Marcus Sergius was a Roman general during the Second Punic War (218 to 201 BC). He is famed in prosthetics circles as the first documented user of a prosthetic hand. The metal hand was constructed to allow him to hold his shield in battle.

A description of Marcus Sergius is found in the seventh book of Pliny's Natural History, published in AD 77:

Nobody - at least in my opinion - can rightly rank any man above Marcus Sergius, although his great-grandson Catiline shames his name. In his second campaign Sergius lost his right hand. In two campaigns he was wounded twenty-three times, with the result that he had no use in either hand or either foot: only his spirit remained intact. Although disabled, Sergius served in many subsequent campaigns. He was twice captured by Hannibal - no ordinary foe- from whom twice he escaped, although kept in chains and shackles every day for twenty months. He fought four times with only his left hand, while two horses he was riding were stabbed beneath him.
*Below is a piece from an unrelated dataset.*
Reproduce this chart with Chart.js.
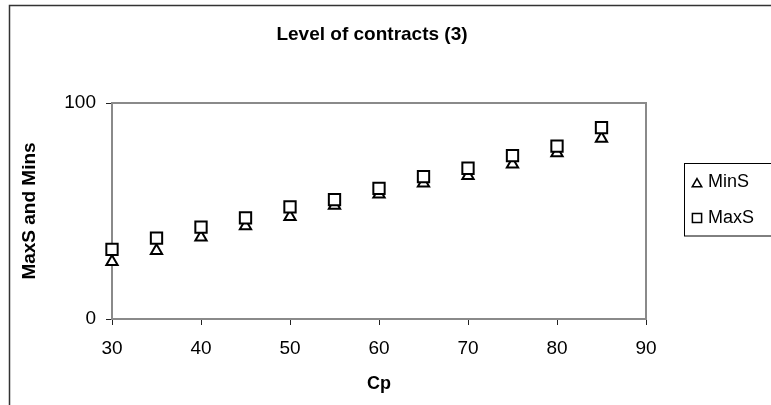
<!DOCTYPE html>
<html>
<head>
<meta charset="utf-8">
<script src="https://cdn.jsdelivr.net/npm/chart.js@4/dist/chart.umd.min.js"></script>
<style>
  html, body { margin: 0; padding: 0; background: #fff; }
  canvas { display: block; }
</style>
</head>
<body>
<canvas id="levelChart" width="771" height="405"></canvas>
<script>
// === DATA ===
const cpValues = [30, 35, 40, 45, 50, 55, 60, 65, 70, 75, 80, 85];
const minS = [26.5, 31.6, 37.8, 43.0, 47.3, 52.6, 57.8, 62.8, 66.3, 71.7, 76.8, 83.6];
const maxS = [32.2, 37.4, 42.5, 46.8, 51.9, 55.3, 60.5, 65.9, 69.8, 75.6, 80.0, 88.6];
const xTicks = [30, 40, 50, 60, 70, 80, 90];
const yTicks = [0, 100];

const FONT = 'Liberation Sans, Arial, sans-serif';
const toPoints = ys => cpValues.map((x, i) => ({ x, y: ys[i] }));

// frame, plot box, title and legend, drawn like the old spreadsheet chart
const decorations = {
    id: 'decorations',
    beforeDraw(chart) {
        const c = chart.ctx;
        c.save();
        c.fillStyle = '#fff';
        c.fillRect(0, 0, chart.width, chart.height);
        c.strokeStyle = '#333';
        c.lineWidth = 1.5;
        c.strokeRect(9.5, 5.5, 900, 600);
        c.restore();
    },
    beforeDatasetsDraw(chart) {
        const a = chart.chartArea, c = chart.ctx;
        c.save();
        c.strokeStyle = '#8a8a8a';
        c.lineWidth = 2;
        c.strokeRect(a.left, a.top, a.right - a.left, a.bottom - a.top);
        c.restore();
    },
    afterDraw(chart) {
        const c = chart.ctx;
        c.save();
        c.fillStyle = '#000';
        c.textAlign = 'center';
        c.textBaseline = 'middle';
        c.font = 'bold 19px ' + FONT;
        c.fillText('Level of contracts (3)', 372, 35);

        // legend
        c.strokeStyle = '#000';
        c.lineWidth = 1;
        c.strokeRect(684.5, 163.5, 100, 72.5);
        c.font = '18px ' + FONT;
        c.textAlign = 'left';
        const rows = [
            { ds: chart.data.datasets[1], y: 182.5, r: 5.5 },
            { ds: chart.data.datasets[0], y: 218, r: 6.5 }
        ];
        rows.forEach(row => {
            c.strokeStyle = '#000';
            c.fillStyle = '#fff';
            c.lineWidth = 1.5;
            Chart.helpers.drawPoint(c, { pointStyle: row.ds.pointStyle, radius: row.r, rotation: 0, borderWidth: 1.5 }, 697, row.ds.pointStyle === 'triangle' ? row.y + 1.5 : row.y);
            c.fillStyle = '#000';
            c.fillText(row.ds.label, 708, row.y);
        });
        c.restore();
    }
};

const ctx = document.getElementById('levelChart').getContext('2d');
new Chart(ctx, {
    type: 'scatter',
    data: {
        datasets: [
            { label: 'MaxS', data: toPoints(maxS), pointStyle: 'rect', pointRadius: 8, borderWidth: 2,
              borderColor: '#000', backgroundColor: '#fff', order: 0, clip: false },
            { label: 'MinS', data: toPoints(minS), pointStyle: 'triangle', pointRadius: 6.5, borderWidth: 2,
              borderColor: '#000', backgroundColor: '#fff', order: 1, clip: false }
        ]
    },
    options: {
        responsive: false,
        animation: false,
        layout: { padding: { top: 103, right: 125, bottom: 0, left: 0 } },
        plugins: { legend: { display: false }, tooltip: { enabled: false } },
        scales: {
            x: {
                type: 'linear', min: 30, max: 90,
                afterBuildTicks: s => { s.ticks = xTicks.map(v => ({ value: v })); },
                afterFit: s => { s.height = 86; },
                grid: { drawOnChartArea: false, drawTicks: true, tickLength: 6, color: '#222' },
                border: { color: '#222', width: 1.5 },
                ticks: { color: '#000', font: { family: FONT, size: 19 }, padding: 12, maxRotation: 0 },
                title: { display: true, text: 'Cp', color: '#000', font: { family: FONT, size: 18, weight: 'bold' }, padding: { top: 0, bottom: 10 } }
            },
            y: {
                min: 0, max: 100,
                afterBuildTicks: s => { s.ticks = yTicks.map(v => ({ value: v })); },
                afterFit: s => { s.width = 112; },
                grid: { drawOnChartArea: false, drawTicks: true, tickLength: 6, color: '#222' },
                border: { color: '#222', width: 1.5 },
                ticks: { color: '#000', font: { family: FONT, size: 19 }, padding: 10 },
                title: { display: true, text: 'MaxS and Mins', color: '#000', font: { family: FONT, size: 19, weight: 'bold' }, padding: { top: 18, bottom: 0 } }
            }
        }
    },
    plugins: [decorations]
});
</script>
</body>
</html>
He had a right hand made of iron for him and, going into battle with this bound to his arm, raised the siege of Cremona, saved Placentia and captured twelve enemy camps in Gaul - all of which exploits were confirmed by the speech he made as praetor when his colleagues tried to debar him as infirm from the sacrifices. What piles of wreaths he would have amassed in the face of a different enemy!